Quote every line of the material beneath this one.
[START]
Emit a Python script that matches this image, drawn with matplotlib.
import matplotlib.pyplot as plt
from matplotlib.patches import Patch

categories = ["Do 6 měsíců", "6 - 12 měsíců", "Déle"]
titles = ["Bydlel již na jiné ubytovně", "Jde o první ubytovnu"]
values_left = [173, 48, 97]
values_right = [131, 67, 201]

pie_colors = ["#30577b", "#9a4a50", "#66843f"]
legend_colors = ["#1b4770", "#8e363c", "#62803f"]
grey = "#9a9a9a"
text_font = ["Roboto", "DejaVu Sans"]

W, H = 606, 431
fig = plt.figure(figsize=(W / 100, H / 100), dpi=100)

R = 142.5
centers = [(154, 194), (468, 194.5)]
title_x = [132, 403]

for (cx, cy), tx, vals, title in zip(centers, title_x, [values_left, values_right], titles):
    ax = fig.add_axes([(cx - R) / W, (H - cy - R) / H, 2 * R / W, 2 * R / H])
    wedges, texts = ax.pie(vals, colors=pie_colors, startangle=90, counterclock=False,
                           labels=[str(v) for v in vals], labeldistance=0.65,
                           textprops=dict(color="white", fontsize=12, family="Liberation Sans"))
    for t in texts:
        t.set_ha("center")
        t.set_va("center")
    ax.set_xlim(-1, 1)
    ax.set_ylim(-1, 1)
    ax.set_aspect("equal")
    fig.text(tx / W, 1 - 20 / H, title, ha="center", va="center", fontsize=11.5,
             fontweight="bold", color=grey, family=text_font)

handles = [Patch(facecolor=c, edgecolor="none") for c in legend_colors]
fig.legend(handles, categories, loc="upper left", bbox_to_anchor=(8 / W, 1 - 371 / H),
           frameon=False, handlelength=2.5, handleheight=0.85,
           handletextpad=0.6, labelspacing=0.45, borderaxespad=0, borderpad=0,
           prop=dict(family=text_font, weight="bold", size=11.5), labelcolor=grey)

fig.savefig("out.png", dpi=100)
[END]
Answer below -
Emit a Python script that matches this image, drawn with matplotlib.
import matplotlib.pyplot as plt
from matplotlib.patches import Patch

categories = ["Do 6 měsíců", "6 - 12 měsíců", "Déle"]
titles = ["Bydlel již na jiné ubytovně", "Jde o první ubytovnu"]
values_left = [173, 48, 97]
values_right = [131, 67, 201]

pie_colors = ["#30577b", "#9a4a50", "#66843f"]
legend_colors = ["#1b4770", "#8e363c", "#62803f"]
grey = "#9a9a9a"
text_font = ["Roboto", "DejaVu Sans"]

W, H = 606, 431
fig = plt.figure(figsize=(W / 100, H / 100), dpi=100)

R = 142.5
centers = [(154, 194), (468, 194.5)]
title_x = [132, 403]

for (cx, cy), tx, vals, title in zip(centers, title_x, [values_left, values_right], titles):
    ax = fig.add_axes([(cx - R) / W, (H - cy - R) / H, 2 * R / W, 2 * R / H])
    wedges, texts = ax.pie(vals, colors=pie_colors, startangle=90, counterclock=False,
                           labels=[str(v) for v in vals], labeldistance=0.65,
                           textprops=dict(color="white", fontsize=12, family="Liberation Sans"))
    for t in texts:
        t.set_ha("center")
        t.set_va("center")
    ax.set_xlim(-1, 1)
    ax.set_ylim(-1, 1)
    ax.set_aspect("equal")
    fig.text(tx / W, 1 - 20 / H, title, ha="center", va="center", fontsize=11.5,
             fontweight="bold", color=grey, family=text_font)

handles = [Patch(facecolor=c, edgecolor="none") for c in legend_colors]
fig.legend(handles, categories, loc="upper left", bbox_to_anchor=(8 / W, 1 - 371 / H),
           frameon=False, handlelength=2.5, handleheight=0.85,
           handletextpad=0.6, labelspacing=0.45, borderaxespad=0, borderpad=0,
           prop=dict(family=text_font, weight="bold", size=11.5), labelcolor=grey)

fig.savefig("out.png", dpi=100)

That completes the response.